Creamy Crab Cup Appetizers

Creamy Crab Cup Appetizers

4 ounces cream cheese, at room temperature
1/2 cup shredded part-skim mozzarella
1/2 cup sour cream
1/4 cup mayonnaise
1/4 cup grated Parmesan
2 Tbsp plain dried breadcrumbs - Divided
1/2 teaspoon salt – Divided
1 Tbsp unsalted butter
1/2 Tbsp unsalted butter melted
1/2 pound lump Crabmeat (for dips I use Bumble Bee Lump in a can, much cheaper)
3 cloves garlic, thinly sliced
1/4 tsp crushed red pepper flakes
1/2 cup dry white wine
1/2 cup fresh parsley leaves, finely chopped
1 teaspoon lemon zest
2 cups of Phyllo Dough

Place an oven rack in the middle position, and preheat to 375 degrees F

Beat the cream cheese, mozzarella, sour cream, mayonnaise, Parmesan, 1 tablespoon of the breadcrumbs and 1/4 teaspoon salt in a large bowl with an electric mixer on medium high until smooth. Cover and refrigerate until ready to add the crab mixture.
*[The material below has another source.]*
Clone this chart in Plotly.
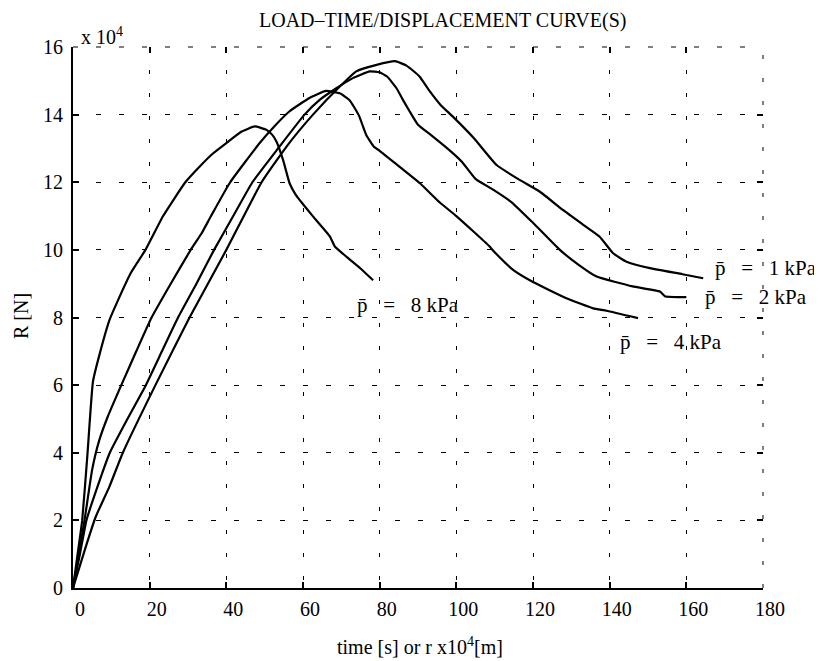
import plotly.graph_objects as go

# ---- data (load in units of 10^4 N) ----
time_8kpa = [0, 1.2, 2.4, 3.8, 5.2, 7.0, 9.6, 11.7, 15.0, 18.9, 23.5, 29.3, 33.0, 36.5, 40.0, 44.0,
             47.4, 50.5, 52.0, 53.1, 54.8, 56.5, 58.0, 59.1, 62.6, 67.0, 68.3, 71.3, 75.0, 78.3]
load_8kpa = [0, 1.0, 2.0, 4.0, 6.1, 6.94, 7.95, 8.5, 9.3, 10.0, 11.0, 12.0, 12.46, 12.85, 13.16, 13.5,
             13.65, 13.55, 13.4, 13.2, 12.66, 11.97, 11.65, 11.48, 10.99, 10.4, 10.1, 9.8, 9.45, 9.1]

time_4kpa = [0, 1.5, 3.0, 5.0, 6.8, 9.0, 12.6, 16.5, 20.5, 25.5, 30.7, 33.6, 36.0, 41.0, 48.7, 52.5,
             56.5, 61.8, 66.0, 69.6, 72.2, 74.6, 76.5, 78.5, 80.0, 84.4, 90.5, 95.7, 100.0, 104.4,
             108.5, 110.0, 114.8, 120.0, 128.7, 135.7, 139.2, 147.4]
load_4kpa = [0, 1.0, 2.0, 3.5, 4.35, 5.05, 6.0, 7.0, 8.0, 9.0, 10.0, 10.5, 11.0, 12.0, 13.16, 13.65,
             14.1, 14.5, 14.7, 14.63, 14.42, 13.97, 13.4, 13.05, 12.93, 12.53, 11.97, 11.4, 11.0, 10.55,
             10.12, 9.93, 9.41, 9.05, 8.57, 8.27, 8.2, 7.98]

time_2kpa = [0, 1.8, 3.5, 6.1, 9.6, 14.2, 19.0, 23.2, 27.4, 32.2, 36.8, 41.8, 46.8, 53.5, 60.4, 64.5,
             68.7, 73.0, 77.4, 80.0, 82.0, 84.4, 86.0, 87.8, 90.0, 93.9, 98.7, 101.5, 105.0, 109.6,
             114.5, 120.0, 127.0, 132.0, 136.6, 146.0, 153.1, 154.4, 160.0]
load_2kpa = [0, 1.0, 2.0, 2.9, 4.0, 5.0, 6.0, 7.0, 8.0, 9.0, 10.0, 11.0, 12.0, 13.0, 14.0, 14.45,
             14.78, 15.08, 15.28, 15.25, 15.12, 14.78, 14.45, 14.1, 13.7, 13.35, 12.9, 12.6, 12.1, 11.78,
             11.4, 10.8, 10.0, 9.55, 9.21, 8.92, 8.77, 8.63, 8.6]

time_1kpa = [0, 3.0, 5.9, 9.5, 13.0, 21.5, 30.4, 40.0, 49.2, 56.0, 62.6, 69.6, 73.9, 79.2, 84.0,
             87.0, 90.4, 93.0, 96.0, 99.1, 104.6, 110.5, 116.5, 121.8, 127.8, 133.0, 137.4, 140.9,
             144.4, 150.5, 159.0, 164.4]
load_1kpa = [0, 1.1, 2.1, 3.0, 4.0, 6.0, 8.0, 10.0, 12.0, 13.1, 14.0, 14.83, 15.28, 15.47, 15.58,
             15.45, 15.13, 14.7, 14.27, 13.94, 13.3, 12.51, 12.07, 11.72, 11.18, 10.75, 10.39, 9.9,
             9.65, 9.46, 9.28, 9.16]

x_ticks = [0, 20, 40, 60, 80, 100, 120, 140, 160, 180]
y_ticks = [0, 2, 4, 6, 8, 10, 12, 14, 16]
pressures = ["1", "2", "4", "8"]
NB = "\u00a0"
curve_labels = ["p\u0304" + NB * 3 + "=" + NB * 3 + p + NB + "kPa" for p in pressures]

FONT = "Liberation Serif, Times New Roman, serif"
OFF = 8  # page body margin
W, H = 822 - OFF, 661 - OFF
L, T = 73 - OFF, 47 - OFF
R = W - (763 - OFF)
B = H - (588 - OFF)
pw, ph = W - L - R, H - T - B

def xp(px):
    return (px - OFF - L) / pw

def yp(py):
    return (H - B - (py - OFF)) / ph

fig = go.Figure()
for xs, ys in [(time_1kpa, load_1kpa), (time_2kpa, load_2kpa), (time_4kpa, load_4kpa), (time_8kpa, load_8kpa)]:
    fig.add_trace(go.Scatter(x=xs, y=ys, mode="lines", showlegend=False,
                             line=dict(color="black", width=2.2, shape="spline", smoothing=0.4),
                             hoverinfo="skip"))
# invisible trace so the mirrored-tick axes are drawn
fig.add_trace(go.Scatter(x=[0], y=[0], xaxis="x2", yaxis="y2", mode="markers",
                         marker=dict(opacity=0), showlegend=False, hoverinfo="skip"))

axis_common = dict(showline=True, linecolor="black", linewidth=2, ticks="inside", ticklen=6,
                   tickwidth=1.5, tickcolor="black", showgrid=True, gridcolor="black", gridwidth=1,
                   zeroline=False, tickfont=dict(family=FONT, size=20, color="black"))

fig.update_layout(
    width=W, height=H,
    margin=dict(l=L, r=R, t=T, b=B),
    paper_bgcolor="white", plot_bgcolor="white",
    font=dict(family=FONT, size=20, color="black"),
    xaxis=dict(range=[0, 180], tickvals=x_ticks, ticktext=[str(v) for v in x_ticks],
               griddash="4px,19px", ticklabelshift=7, ticklabelstandoff=2, **axis_common),
    yaxis=dict(range=[0, 16], tickvals=y_ticks, ticktext=[str(v) for v in y_ticks],
               griddash="5px,18px", ticklabelstandoff=4, **axis_common),
    xaxis2=dict(overlaying="x", side="top", matches="x", range=[0, 180], tickvals=x_ticks,
                showticklabels=False, ticks="inside", ticklen=6, tickwidth=1.5, tickcolor="black",
                showgrid=False, showline=False, zeroline=False),
    yaxis2=dict(overlaying="y", side="right", matches="y", range=[0, 16], tickvals=y_ticks,
                showticklabels=False, ticks="inside", ticklen=6, tickwidth=1.5, tickcolor="black",
                showgrid=False, showline=False, zeroline=False),
    shapes=[
        dict(type="line", xref="paper", yref="paper", x0=0, x1=1, y0=1, y1=1,
             line=dict(color="black", width=1, dash="5px,18px")),
        dict(type="line", xref="paper", yref="paper", x0=1, x1=1, y0=0, y1=1,
             line=dict(color="black", width=1, dash="4px,19px")),
    ],
)

ann = []
ann.append(dict(text="LOAD\u2013TIME/DISPLACEMENT CURVE(S)", xref="paper", yref="paper",
                x=xp(442), y=yp(20), xanchor="center", yanchor="middle", showarrow=False,
                font=dict(family=FONT, size=20)))
ann.append(dict(text="x 10<sup>4</sup>", xref="paper", yref="paper", x=xp(79), y=yp(36),
                xanchor="left", yanchor="middle", showarrow=False, font=dict(family=FONT, size=20)))
ann.append(dict(text="time [s] or r x10<sup>4</sup>[m]", xref="paper", yref="paper", x=xp(420), y=yp(646),
                xanchor="center", yanchor="middle", showarrow=False, font=dict(family=FONT, size=20)))
ann.append(dict(text="R [N]", xref="paper", yref="paper", x=xp(21), y=yp(316), textangle=-90,
                xanchor="center", yanchor="middle", showarrow=False, font=dict(family=FONT, size=20)))
for txt, lx, ly in zip(curve_labels, [166.96, 164.35, 142.17, 73.49], [9.46, 8.61, 7.29, 8.38]):
    ann.append(dict(text=txt, x=lx, y=ly, xref="x", yref="y", xanchor="left", yanchor="middle",
                    showarrow=False, font=dict(family=FONT, size=21)))
fig.update_layout(annotations=ann)

fig.write_html("out.html")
Melt 1 tablespoon butter in a large skillet over medium-low heat. Add the crab, garlic, 1/4 teaspoon salt and the red pepper flakes, and cook, stirring frequently, about 2 minutes. Add the wine, bring to a simmer, and cook about 2 minutes (there will be some liquid left in the skillet). Remove the skillet from the heat and let the crab mixture cool completely.

Meanwhile, mix the parsley, the remaining 1 tablespoon breadcrumbs, 1/2 tablespoon melted butter, lemon zest, and a pinch of salt in a small bowl.

Stir the cooled pan of crab sauce, and cream cheese mixtures together, combine well.

  *Optional: The dip and breadcrumb mixture can be refrigerated overnight separately.

Transfer crab mixture to a gallon baggie and make a small snip on one corner, squeeze mixture into phyllo cups. Sprinkle tops with the breadcrumb mixture and bake until hot and bubbly, 10 to 12 minutes.

Let rest for a few minutes, then serve.